Judy Blume has the ability to write from a child’s world revealing all the insecurities of childhood and making the character relatable. As a child, I loved reading her books because I felt I could be one of the characters and loved how she made everything confusing about childhood into something that could be changed. Sheila Tubman is a classic example of a girl who has fears, insecurities and in trying to cover them up, discovers a strength in herself.
Sheila “the great” Tubman is a moving to the suburb of Tarrytown with her parents and sister, Libby, to get out of New York City for the summer. Her father is a professor and is renting a home from a professor and his family of boys. Not only is Sheila left without a trip to Disneyland, she has to go to summer camp. Needless to say, 10 year old Sheila isn’t excited but warms to the idea after hearing that she will get her own room and that she does not have to see her neighbors, Peter and Fudge, all summer!
Once she gets to their summer house, Sheila is met with a few obstacles. Her fear of dogs comes to life as they have to watch the homeowner’s dog, Jennifer, all summer. Sheila is not happy and convinces her parents to keep Jennifer outside.
Jennifer. That dumb old dog! She looked up at me and barked. I barked right back at her. I knew we should have gone to Disneyland.
Then, she gets Bobby’s room. Which is a boy’s room. Filled with model airplanes and a note warning any visitors to not mess with them!
Things look up when Sheila meets her neighbor, Mouse Ellis. Sheila makes excuses for all of her fears (dogs = hives, swimming = cold and playing with yo-yo = a past life). Mouse is skeptical, especially after Sheila’s mother announces that Sheila will be taking swimming lessons during the summer.
But where I come from, yo-yo’s are for babies. I haven’t done Shotgun for about eight years now. That’s why I missed.
Sheila looks forward to camp when she realizes that she loves pottery class and doesn’t stray from the craft. However, Sheila is quite afraid of swimming and really does not want to take swimming lessons with her instructor, Marty, no matter how great Mouse says she is!
Because I don’t ever want to swim. I know I won’t be able to. I know I will sink to the bottom and everyone will laugh and Marty will have to save me.

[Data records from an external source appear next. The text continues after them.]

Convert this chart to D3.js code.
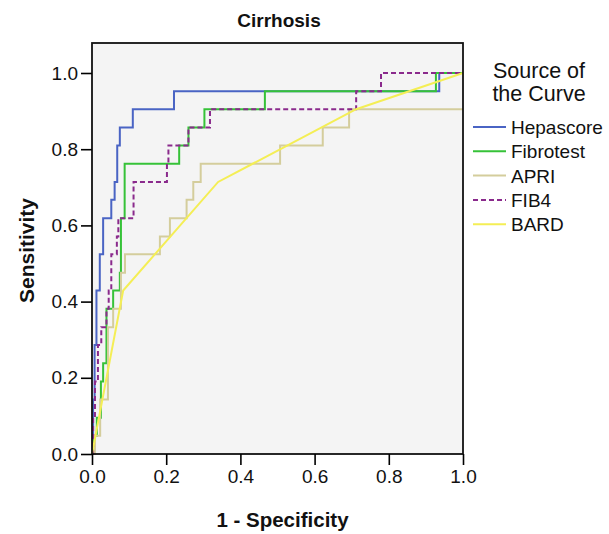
<!DOCTYPE html>
<html>
<head>
<meta charset="utf-8">
<style>
    body { margin: 0; background: #fff; }
    text { font-family: "Liberation Sans", Arial, sans-serif; fill: #111; }
    .tick text { font-size: 19px; }
    .tick line { stroke: #000; stroke-width: 1.6; }
    .curve { fill: none; stroke-width: 2; }
</style>
</head>
<body>
<script src="https://cdn.jsdelivr.net/npm/d3@7/dist/d3.min.js"></script>
<script>
// ROC operating points per test: [1 - specificity, sensitivity]
var hepascore = [[0,0],[0.003,0.143],[0.007,0.286],[0.012,0.429],[0.021,0.524],[0.030,0.619],[0.052,0.667],[0.061,0.714],[0.068,0.810],[0.075,0.857],[0.110,0.905],[0.221,0.952],[0.936,1.0],[1,1]];
var fibrotest = [[0,0],[0.005,0.048],[0.013,0.095],[0.024,0.190],[0.030,0.238],[0.039,0.381],[0.057,0.429],[0.075,0.476],[0.078,0.619],[0.088,0.762],[0.235,0.810],[0.260,0.857],[0.303,0.905],[0.466,0.952],[0.927,1.0],[1,1]];
var apri = [[0,0],[0.008,0.048],[0.022,0.143],[0.043,0.333],[0.057,0.381],[0.078,0.476],[0.089,0.524],[0.183,0.571],[0.210,0.619],[0.255,0.667],[0.273,0.714],[0.293,0.762],[0.507,0.810],[0.622,0.857],[0.693,0.905],[1,0.905]];
var fib4 = [[0,0],[0.003,0.095],[0.008,0.190],[0.016,0.286],[0.025,0.333],[0.039,0.381],[0.045,0.429],[0.052,0.524],[0.067,0.571],[0.071,0.619],[0.112,0.714],[0.202,0.762],[0.206,0.810],[0.260,0.857],[0.318,0.905],[0.712,0.952],[0.779,1.0],[1,1]];
var bard = [[0,0],[0.084,0.429],[0.340,0.714],[0.712,0.905],[1,1]];

var seriesNames = ["Hepascore", "Fibrotest", "APRI", "FIB4", "BARD"];
var xTicks = [0, 0.2, 0.4, 0.6, 0.8, 1.0];
var yTicks = [0, 0.2, 0.4, 0.6, 0.8, 1.0];

var series = [
    { name: seriesNames[0], data: hepascore, color: "#4a64c4", step: true },
    { name: seriesNames[1], data: fibrotest, color: "#36c238", step: true },
    { name: seriesNames[2], data: apri, color: "#d4cd9c", step: true },
    { name: seriesNames[3], data: fib4, color: "#8a2a8c", step: true, dash: "5,3" },
    { name: seriesNames[4], data: bard, color: "#f4ee55", step: false }
];

var width = 609, height = 534;
var plotLeft = 92, plotRight = 463, plotTop = 43, plotBottom = 454;

var svg = d3.select("body").append("svg")
    .attr("width", width)
    .attr("height", height);

var x = d3.scaleLinear().domain([0, 1]).range([plotLeft, plotRight]);
var y = d3.scaleLinear().domain([0, 1]).range([plotBottom, 73]);

// plot background
svg.append("rect")
    .attr("x", plotLeft).attr("y", plotTop)
    .attr("width", plotRight - plotLeft).attr("height", plotBottom - plotTop)
    .attr("fill", "#f4f4f4");

var lineStep = d3.line()
    .x(function(d) { return x(d[0]); })
    .y(function(d) { return y(d[1]); })
    .curve(d3.curveStepAfter);

var lineStraight = d3.line()
    .x(function(d) { return x(d[0]); })
    .y(function(d) { return y(d[1]); });

svg.selectAll(".curve")
    .data(series)
    .enter().append("path")
    .attr("class", "curve")
    .attr("stroke", function(d) { return d.color; })
    .attr("stroke-dasharray", function(d) { return d.dash || null; })
    .attr("d", function(d) { return d.step ? lineStep(d.data) : lineStraight(d.data); });

// frame
svg.append("rect")
    .attr("x", plotLeft).attr("y", plotTop)
    .attr("width", plotRight - plotLeft).attr("height", plotBottom - plotTop)
    .attr("fill", "none")
    .attr("stroke", "#111")
    .attr("stroke-width", 1.8);

var xAxis = svg.append("g")
    .attr("transform", "translate(0," + plotBottom + ")")
    .call(d3.axisBottom(x).tickValues(xTicks).tickFormat(d3.format(".1f")).tickSize(11).tickPadding(5).tickSizeOuter(0));
xAxis.select(".domain").remove();

var yAxis = svg.append("g")
    .attr("transform", "translate(" + plotLeft + ",0)")
    .call(d3.axisLeft(y).tickValues(yTicks).tickFormat(d3.format(".1f")).tickSize(11).tickPadding(3).tickSizeOuter(0));
yAxis.select(".domain").remove();

svg.selectAll(".tick text").attr("fill", "#111");

// titles
svg.append("text")
    .attr("x", 279).attr("y", 27)
    .attr("text-anchor", "middle")
    .style("font-size", "19px").style("font-weight", "bold")
    .text("Cirrhosis");

svg.append("text")
    .attr("x", (plotLeft + plotRight) / 2 + 5).attr("y", 527)
    .attr("text-anchor", "middle")
    .style("font-size", "20.5px").style("font-weight", "bold")
    .text("1 - Specificity");

svg.append("text")
    .attr("transform", "translate(34," + ((plotTop + plotBottom) / 2 + 2) + ") rotate(-90)")
    .attr("text-anchor", "middle")
    .style("font-size", "21px").style("font-weight", "bold")
    .text("Sensitivity");

// legend
var legend = svg.append("g");
legend.append("text")
    .attr("x", 539).attr("y", 78)
    .attr("text-anchor", "middle")
    .style("font-size", "21.5px")
    .text("Source of");
legend.append("text")
    .attr("x", 539).attr("y", 101)
    .attr("text-anchor", "middle")
    .style("font-size", "21.5px")
    .text("the Curve");

var items = legend.selectAll(".item")
    .data(series)
    .enter().append("g")
    .attr("class", "item")
    .attr("transform", function(d, i) { return "translate(0," + (127 + i * 24.3) + ")"; });

items.append("line")
    .attr("x1", 473).attr("x2", 506)
    .attr("stroke", function(d) { return d.color; })
    .attr("stroke-width", 2)
    .attr("stroke-dasharray", function(d) { return d.dash || null; });

items.append("text")
    .attr("x", 511).attr("y", 7)
    .style("font-size", "19px")
    .text(function(d) { return d.name; });
</script>
</body>
</html>
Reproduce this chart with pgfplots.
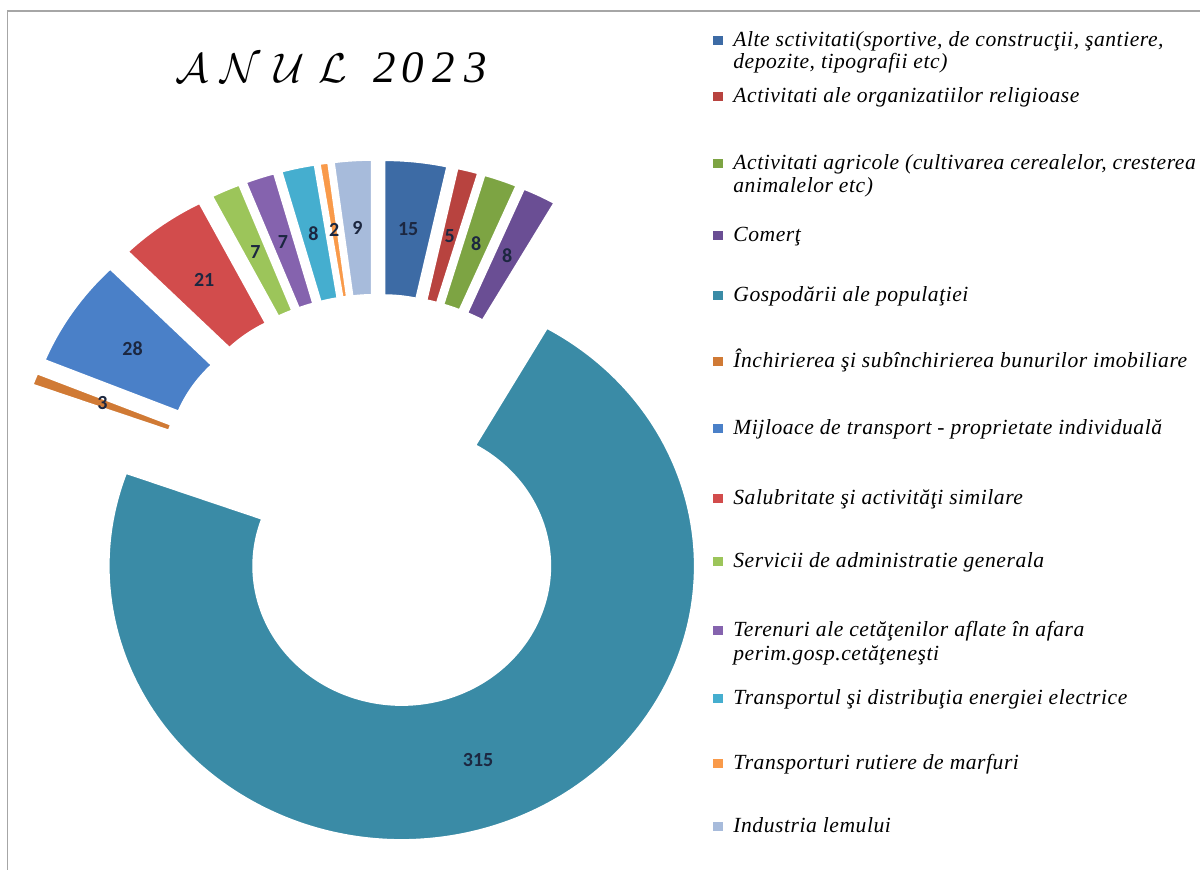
\documentclass[border=0pt]{standalone}
\usepackage{fontspec}
\setmainfont{Liberation Serif}
\newfontfamily\labfont{Carlito}
\newfontfamily\legf[LetterSpace=2.5]{Liberation Serif}
\usepackage{pgfplots}
\usepackage{pgfplotstable}
\pgfplotsset{compat=1.18}

\definecolor{c1}{HTML}{3D6BA5}
\definecolor{c2}{HTML}{B8433F}
\definecolor{c3}{HTML}{7DA443}
\definecolor{c4}{HTML}{6A4E94}
\definecolor{c5}{HTML}{3A8BA6}
\definecolor{c6}{HTML}{D07A35}
\definecolor{c7}{HTML}{4A80C8}
\definecolor{c8}{HTML}{D24C4C}
\definecolor{c9}{HTML}{9CC55A}
\definecolor{c10}{HTML}{8563AE}
\definecolor{c11}{HTML}{45AECF}
\definecolor{c12}{HTML}{F99A4A}
\definecolor{c13}{HTML}{A7BBDB}
\definecolor{labc}{HTML}{1C2740}
\definecolor{framec}{HTML}{A6A6A6}

% value of each slice, clockwise from 12 o'clock
\pgfplotstableread{
value col
15  c1
5   c2
8   c3
8   c4
315 c5
3   c6
28  c7
21  c8
7   c9
7   c10
8   c11
2   c12
9   c13
}\slices

\newcommand\CX{376.5}
\newcommand\CY{368}
\newcommand\RXo{293}
\newcommand\RYo{274}
\newcommand\RXi{148.5}
\newcommand\RYi{139}
\newcommand\EXPL{73}
\newcommand\KSQ{0.934}

\newcommand\legfont{\legf\itshape\fontsize{10.8}{12}\selectfont}
\newcommand\lgkey[2]{\node[anchor=base west, inner sep=0pt] at (axis cs:713,#1) {\textcolor{#2}{\rule[1pt]{5pt}{4.5pt}}};}
\newcommand\lgtxt[2]{\node[anchor=base west, inner sep=0pt, font=\legfont] at (axis cs:733,#1) {#2};}

\begin{document}
\begin{tikzpicture}
\begin{axis}[x=0.5pt, y=0.5pt, xmin=0, xmax=1200, ymin=0, ymax=870,
  hide axis, clip=false]
\coordinate (SW) at (axis cs:0,0);
\coordinate (NE) at (axis cs:1200,870);
\draw[framec, line width=0.6pt] (axis cs:7.5,0) -- (axis cs:7.5,859) -- (axis cs:1200,859);

\pgfplotsextra{
  \xdef\tot{0}
  \foreach \i in {0,...,12}{
    \pgfplotstablegetelem{\i}{value}\of\slices
    \pgfmathsetmacro\tmp{\tot+\pgfplotsretval}
    \xdef\tot{\tmp}
  }
  \xdef\cum{0}
  \pgfmathsetmacro\rxo{0.5*\RXo}
  \pgfmathsetmacro\ryo{0.5*\RYo}
  \pgfmathsetmacro\rxi{0.5*\RXi}
  \pgfmathsetmacro\ryi{0.5*\RYi}
  \foreach \i in {0,...,12}{
    \pgfplotstablegetelem{\i}{value}\of\slices \edef\val{\pgfplotsretval}
    \pgfplotstablegetelem{\i}{col}\of\slices \edef\col{\pgfplotsretval}
    \pgfmathsetmacro\ta{\cum/\tot*360}
    \pgfmathsetmacro\tb{(\cum+\val)/\tot*360}
    \pgfmathsetmacro\tm{(\ta+\tb)/2}
    \pgfmathsetmacro\sx{\CX+\EXPL*sin(\tm)}
    \pgfmathsetmacro\sy{\CY+\KSQ*\EXPL*cos(\tm)}
    \pgfmathsetmacro\ax{\sx+\RXo*sin(\ta)}
    \pgfmathsetmacro\ay{\sy+\RYo*cos(\ta)}
    \pgfmathsetmacro\bx{\sx+\RXi*sin(\tb)}
    \pgfmathsetmacro\by{\sy+\RYi*cos(\tb)}
    \pgfmathsetmacro\lx{\sx+0.5*(\RXo+\RXi)*sin(\tm)}
    \pgfmathsetmacro\ly{\sy+0.5*(\RYo+\RYi)*cos(\tm)}
    \pgfmathsetmacro\pa{90-\ta}
    \pgfmathsetmacro\pb{90-\tb}
    \fill[fill=\col, draw=white, line width=0.9pt, line join=round]
      (axis cs:\ax,\ay) arc[start angle=\pa, end angle=\pb, x radius=\rxo pt, y radius=\ryo pt]
      -- (axis cs:\bx,\by) arc[start angle=\pb, end angle=\pa, x radius=\rxi pt, y radius=\ryi pt]
      -- cycle;
    \node[font=\labfont\bfseries\fontsize{10}{11}\selectfont, text=labc, inner sep=0pt]
      at (axis cs:\lx,\ly) {\val};
    \pgfmathsetmacro\nc{\cum+\val}
    \xdef\cum{\nc}
  }
}

% title
\node[anchor=base, inner sep=0pt] at (axis cs:331.5,787)
  {\fontsize{22.5}{27}\selectfont\itshape
   $\mathcal{A}$\hspace{6pt}$\mathcal{N}$\hspace{7pt}$\mathcal{U}$\hspace{7pt}$\mathcal{L}$\hspace{13pt}2\hspace{3pt}0\hspace{4pt}2\hspace{5pt}3};

% legend (baselines, image y measured from top: 870 - y)
\lgkey{823}{c1}\lgtxt{823}{Alte sctivitati(sportive, de construcţii, şantiere,}
\lgtxt{801}{depozite, tipografii etc)}
\lgkey{767}{c2}\lgtxt{767}{Activitati ale organizatiilor religioase}
\lgkey{700}{c3}\lgtxt{700}{Activitati agricole (cultivarea cerealelor, cresterea}
\lgtxt{677}{animalelor etc)}
\lgkey{628}{c4}\lgtxt{628}{Comerţ}
\lgkey{568}{c5}\lgtxt{568}{Gospodării ale populaţiei}
\lgkey{502}{c6}\lgtxt{502}{Închirierea şi subînchirierea bunurilor imobiliare}
\lgkey{435}{c7}\lgtxt{435}{Mijloace de transport - proprietate individuală}
\lgkey{365}{c8}\lgtxt{365}{Salubritate şi activităţi similare}
\lgkey{302}{c9}\lgtxt{302}{Servicii de administratie generala}
\lgkey{233}{c10}\lgtxt{233}{Terenuri ale cetăţenilor aflate în afara}
\lgtxt{209}{perim.gosp.cetăţeneşti}
\lgkey{165}{c11}\lgtxt{165}{Transportul şi distribuţia energiei electrice}
\lgkey{100}{c12}\lgtxt{100}{Transporturi rutiere de marfuri}
\lgkey{37}{c13}\lgtxt{37}{Industria lemului}
\end{axis}
\pgfresetboundingbox
\useasboundingbox (SW) rectangle (NE);
\end{tikzpicture}
\end{document}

Over the course of the summer, Sheila confronts her fear of swimming, dogs, thunderstorms, and covering up those fears. Near the end of the summer, Sheila has a slumber party at her house. She and her friends, at Mouse’s suggestion create a Slam Book. It sounds like fun but in the end hurts each girl with anonymous and mean comments. Sheila is upset and finds out they think that she is bossy.
But I didn’t care, because she also wrote that I am an interesting person and I like that idea a lot. Even Sondra and Jane wrote that in general I am okay. And that’s what counts. So what if they think I’m bossy? It’s only because I know more than they do. (…) But to be an interesting person! Well, not everyone can be that. That is something special!

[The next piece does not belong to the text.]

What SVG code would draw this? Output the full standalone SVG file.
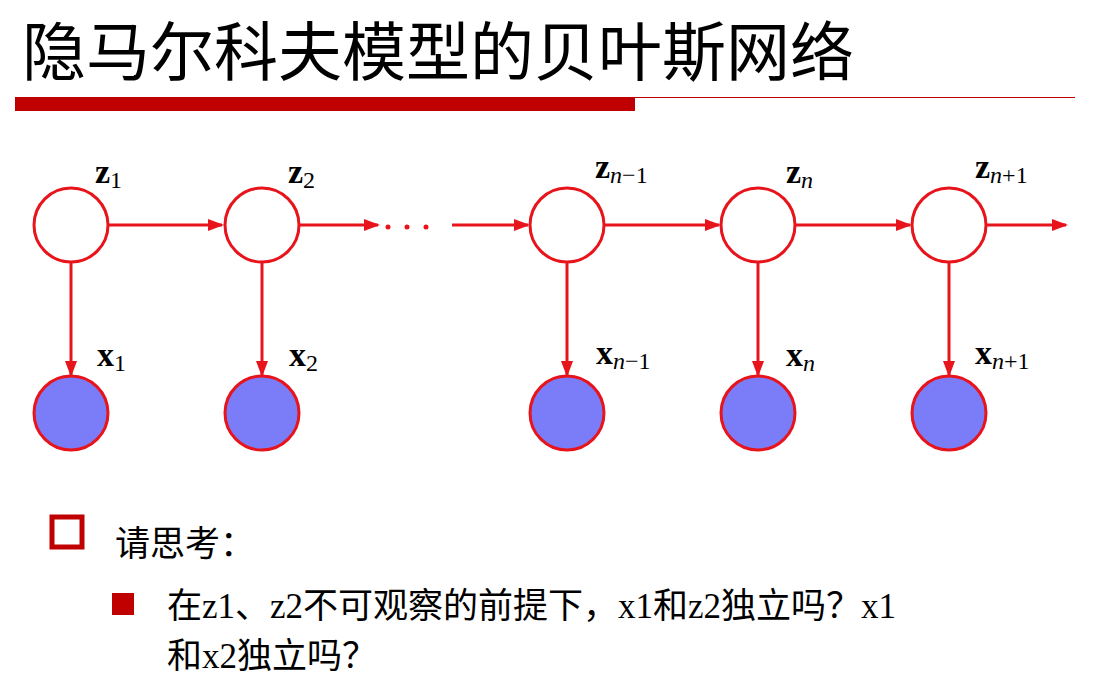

By summer’s end and the Tubman’s are on their way back to the city, Sheila realizes her summer may have been better than she thought!
I love watching her thought processes and confidence grow. Sheila’s realization of being interesting as an asset just tickles me because she has an authentic confidence. Otherwise Known as Sheila the Great is a great ( pun intended!) book for upper elementary and middle school grade children. She faces fears and overcomes them, in a delightfully funny book!